[Request]:
Every line below is to be quoted exactly, with nothing added or dropped.

[Data excerpt]:
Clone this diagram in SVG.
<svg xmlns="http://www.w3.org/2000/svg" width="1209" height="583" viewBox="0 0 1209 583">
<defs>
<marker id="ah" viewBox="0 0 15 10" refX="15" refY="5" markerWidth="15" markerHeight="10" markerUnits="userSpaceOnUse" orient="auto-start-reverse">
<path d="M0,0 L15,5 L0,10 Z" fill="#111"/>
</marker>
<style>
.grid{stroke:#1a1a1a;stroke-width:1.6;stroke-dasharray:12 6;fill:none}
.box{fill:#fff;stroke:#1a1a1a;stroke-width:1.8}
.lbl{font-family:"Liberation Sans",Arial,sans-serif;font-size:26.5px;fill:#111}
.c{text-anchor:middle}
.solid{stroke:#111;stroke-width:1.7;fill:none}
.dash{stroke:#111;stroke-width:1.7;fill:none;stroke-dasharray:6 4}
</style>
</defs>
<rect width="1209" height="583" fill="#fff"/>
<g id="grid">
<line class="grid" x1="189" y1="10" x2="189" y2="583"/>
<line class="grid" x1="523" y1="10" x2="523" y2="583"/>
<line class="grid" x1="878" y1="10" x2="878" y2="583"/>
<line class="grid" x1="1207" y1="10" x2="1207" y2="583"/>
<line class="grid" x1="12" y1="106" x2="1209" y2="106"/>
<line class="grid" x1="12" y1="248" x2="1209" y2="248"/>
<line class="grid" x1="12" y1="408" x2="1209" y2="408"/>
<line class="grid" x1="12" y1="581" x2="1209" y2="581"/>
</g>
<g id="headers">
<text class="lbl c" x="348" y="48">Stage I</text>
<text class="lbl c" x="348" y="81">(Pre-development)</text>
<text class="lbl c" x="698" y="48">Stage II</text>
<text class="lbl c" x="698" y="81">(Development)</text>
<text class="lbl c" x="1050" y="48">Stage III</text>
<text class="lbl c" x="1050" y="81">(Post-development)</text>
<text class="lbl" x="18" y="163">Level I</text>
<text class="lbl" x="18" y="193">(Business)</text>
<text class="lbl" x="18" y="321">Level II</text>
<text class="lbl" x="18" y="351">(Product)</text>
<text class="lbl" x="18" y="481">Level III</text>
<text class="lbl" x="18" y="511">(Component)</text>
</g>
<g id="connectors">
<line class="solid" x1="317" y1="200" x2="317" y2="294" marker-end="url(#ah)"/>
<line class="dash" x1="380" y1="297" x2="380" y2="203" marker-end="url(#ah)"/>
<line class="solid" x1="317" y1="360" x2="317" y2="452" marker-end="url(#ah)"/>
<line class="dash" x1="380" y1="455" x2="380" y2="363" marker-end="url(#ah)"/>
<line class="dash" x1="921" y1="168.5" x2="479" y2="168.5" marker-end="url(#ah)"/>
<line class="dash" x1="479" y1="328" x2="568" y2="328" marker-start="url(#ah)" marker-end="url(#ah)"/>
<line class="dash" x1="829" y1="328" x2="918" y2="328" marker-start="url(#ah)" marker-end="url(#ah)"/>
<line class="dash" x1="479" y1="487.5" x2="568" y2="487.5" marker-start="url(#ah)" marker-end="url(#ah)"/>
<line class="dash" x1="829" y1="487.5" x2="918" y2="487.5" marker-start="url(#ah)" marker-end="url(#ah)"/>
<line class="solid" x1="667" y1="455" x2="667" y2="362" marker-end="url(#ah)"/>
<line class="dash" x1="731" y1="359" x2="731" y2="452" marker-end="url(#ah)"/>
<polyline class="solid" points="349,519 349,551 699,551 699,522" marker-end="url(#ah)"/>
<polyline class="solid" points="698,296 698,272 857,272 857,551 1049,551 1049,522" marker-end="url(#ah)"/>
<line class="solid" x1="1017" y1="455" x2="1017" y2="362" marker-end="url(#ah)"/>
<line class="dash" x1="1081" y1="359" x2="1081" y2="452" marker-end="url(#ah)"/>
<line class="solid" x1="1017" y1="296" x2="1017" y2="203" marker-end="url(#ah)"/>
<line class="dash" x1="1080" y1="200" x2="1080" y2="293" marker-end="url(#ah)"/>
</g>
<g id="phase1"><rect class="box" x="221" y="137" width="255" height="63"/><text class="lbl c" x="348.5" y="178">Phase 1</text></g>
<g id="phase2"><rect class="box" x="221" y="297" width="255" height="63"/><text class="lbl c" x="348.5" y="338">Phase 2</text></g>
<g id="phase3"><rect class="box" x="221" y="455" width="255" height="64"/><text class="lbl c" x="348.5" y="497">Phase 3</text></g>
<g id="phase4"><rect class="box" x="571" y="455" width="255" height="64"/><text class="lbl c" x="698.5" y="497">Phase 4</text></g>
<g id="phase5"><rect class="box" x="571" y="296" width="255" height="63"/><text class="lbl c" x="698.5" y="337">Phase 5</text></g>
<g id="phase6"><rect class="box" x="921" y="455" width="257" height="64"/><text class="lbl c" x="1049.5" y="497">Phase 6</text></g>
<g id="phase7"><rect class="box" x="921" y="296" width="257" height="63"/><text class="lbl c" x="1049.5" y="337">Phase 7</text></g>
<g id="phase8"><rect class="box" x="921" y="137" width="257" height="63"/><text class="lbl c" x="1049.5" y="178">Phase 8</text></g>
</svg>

[Solution to this exercise]:
Clone this diagram in SVG.
<svg xmlns="http://www.w3.org/2000/svg" width="1209" height="583" viewBox="0 0 1209 583">
<defs>
<marker id="ah" viewBox="0 0 15 10" refX="15" refY="5" markerWidth="15" markerHeight="10" markerUnits="userSpaceOnUse" orient="auto-start-reverse">
<path d="M0,0 L15,5 L0,10 Z" fill="#111"/>
</marker>
<style>
.grid{stroke:#1a1a1a;stroke-width:1.6;stroke-dasharray:12 6;fill:none}
.box{fill:#fff;stroke:#1a1a1a;stroke-width:1.8}
.lbl{font-family:"Liberation Sans",Arial,sans-serif;font-size:26.5px;fill:#111}
.c{text-anchor:middle}
.solid{stroke:#111;stroke-width:1.7;fill:none}
.dash{stroke:#111;stroke-width:1.7;fill:none;stroke-dasharray:6 4}
</style>
</defs>
<rect width="1209" height="583" fill="#fff"/>
<g id="grid">
<line class="grid" x1="189" y1="10" x2="189" y2="583"/>
<line class="grid" x1="523" y1="10" x2="523" y2="583"/>
<line class="grid" x1="878" y1="10" x2="878" y2="583"/>
<line class="grid" x1="1207" y1="10" x2="1207" y2="583"/>
<line class="grid" x1="12" y1="106" x2="1209" y2="106"/>
<line class="grid" x1="12" y1="248" x2="1209" y2="248"/>
<line class="grid" x1="12" y1="408" x2="1209" y2="408"/>
<line class="grid" x1="12" y1="581" x2="1209" y2="581"/>
</g>
<g id="headers">
<text class="lbl c" x="348" y="48">Stage I</text>
<text class="lbl c" x="348" y="81">(Pre-development)</text>
<text class="lbl c" x="698" y="48">Stage II</text>
<text class="lbl c" x="698" y="81">(Development)</text>
<text class="lbl c" x="1050" y="48">Stage III</text>
<text class="lbl c" x="1050" y="81">(Post-development)</text>
<text class="lbl" x="18" y="163">Level I</text>
<text class="lbl" x="18" y="193">(Business)</text>
<text class="lbl" x="18" y="321">Level II</text>
<text class="lbl" x="18" y="351">(Product)</text>
<text class="lbl" x="18" y="481">Level III</text>
<text class="lbl" x="18" y="511">(Component)</text>
</g>
<g id="connectors">
<line class="solid" x1="317" y1="200" x2="317" y2="294" marker-end="url(#ah)"/>
<line class="dash" x1="380" y1="297" x2="380" y2="203" marker-end="url(#ah)"/>
<line class="solid" x1="317" y1="360" x2="317" y2="452" marker-end="url(#ah)"/>
<line class="dash" x1="380" y1="455" x2="380" y2="363" marker-end="url(#ah)"/>
<line class="dash" x1="921" y1="168.5" x2="479" y2="168.5" marker-end="url(#ah)"/>
<line class="dash" x1="479" y1="328" x2="568" y2="328" marker-start="url(#ah)" marker-end="url(#ah)"/>
<line class="dash" x1="829" y1="328" x2="918" y2="328" marker-start="url(#ah)" marker-end="url(#ah)"/>
<line class="dash" x1="479" y1="487.5" x2="568" y2="487.5" marker-start="url(#ah)" marker-end="url(#ah)"/>
<line class="dash" x1="829" y1="487.5" x2="918" y2="487.5" marker-start="url(#ah)" marker-end="url(#ah)"/>
<line class="solid" x1="667" y1="455" x2="667" y2="362" marker-end="url(#ah)"/>
<line class="dash" x1="731" y1="359" x2="731" y2="452" marker-end="url(#ah)"/>
<polyline class="solid" points="349,519 349,551 699,551 699,522" marker-end="url(#ah)"/>
<polyline class="solid" points="698,296 698,272 857,272 857,551 1049,551 1049,522" marker-end="url(#ah)"/>
<line class="solid" x1="1017" y1="455" x2="1017" y2="362" marker-end="url(#ah)"/>
<line class="dash" x1="1081" y1="359" x2="1081" y2="452" marker-end="url(#ah)"/>
<line class="solid" x1="1017" y1="296" x2="1017" y2="203" marker-end="url(#ah)"/>
<line class="dash" x1="1080" y1="200" x2="1080" y2="293" marker-end="url(#ah)"/>
</g>
<g id="phase1"><rect class="box" x="221" y="137" width="255" height="63"/><text class="lbl c" x="348.5" y="178">Phase 1</text></g>
<g id="phase2"><rect class="box" x="221" y="297" width="255" height="63"/><text class="lbl c" x="348.5" y="338">Phase 2</text></g>
<g id="phase3"><rect class="box" x="221" y="455" width="255" height="64"/><text class="lbl c" x="348.5" y="497">Phase 3</text></g>
<g id="phase4"><rect class="box" x="571" y="455" width="255" height="64"/><text class="lbl c" x="698.5" y="497">Phase 4</text></g>
<g id="phase5"><rect class="box" x="571" y="296" width="255" height="63"/><text class="lbl c" x="698.5" y="337">Phase 5</text></g>
<g id="phase6"><rect class="box" x="921" y="455" width="257" height="64"/><text class="lbl c" x="1049.5" y="497">Phase 6</text></g>
<g id="phase7"><rect class="box" x="921" y="296" width="257" height="63"/><text class="lbl c" x="1049.5" y="337">Phase 7</text></g>
<g id="phase8"><rect class="box" x="921" y="137" width="257" height="63"/><text class="lbl c" x="1049.5" y="178">Phase 8</text></g>
</svg>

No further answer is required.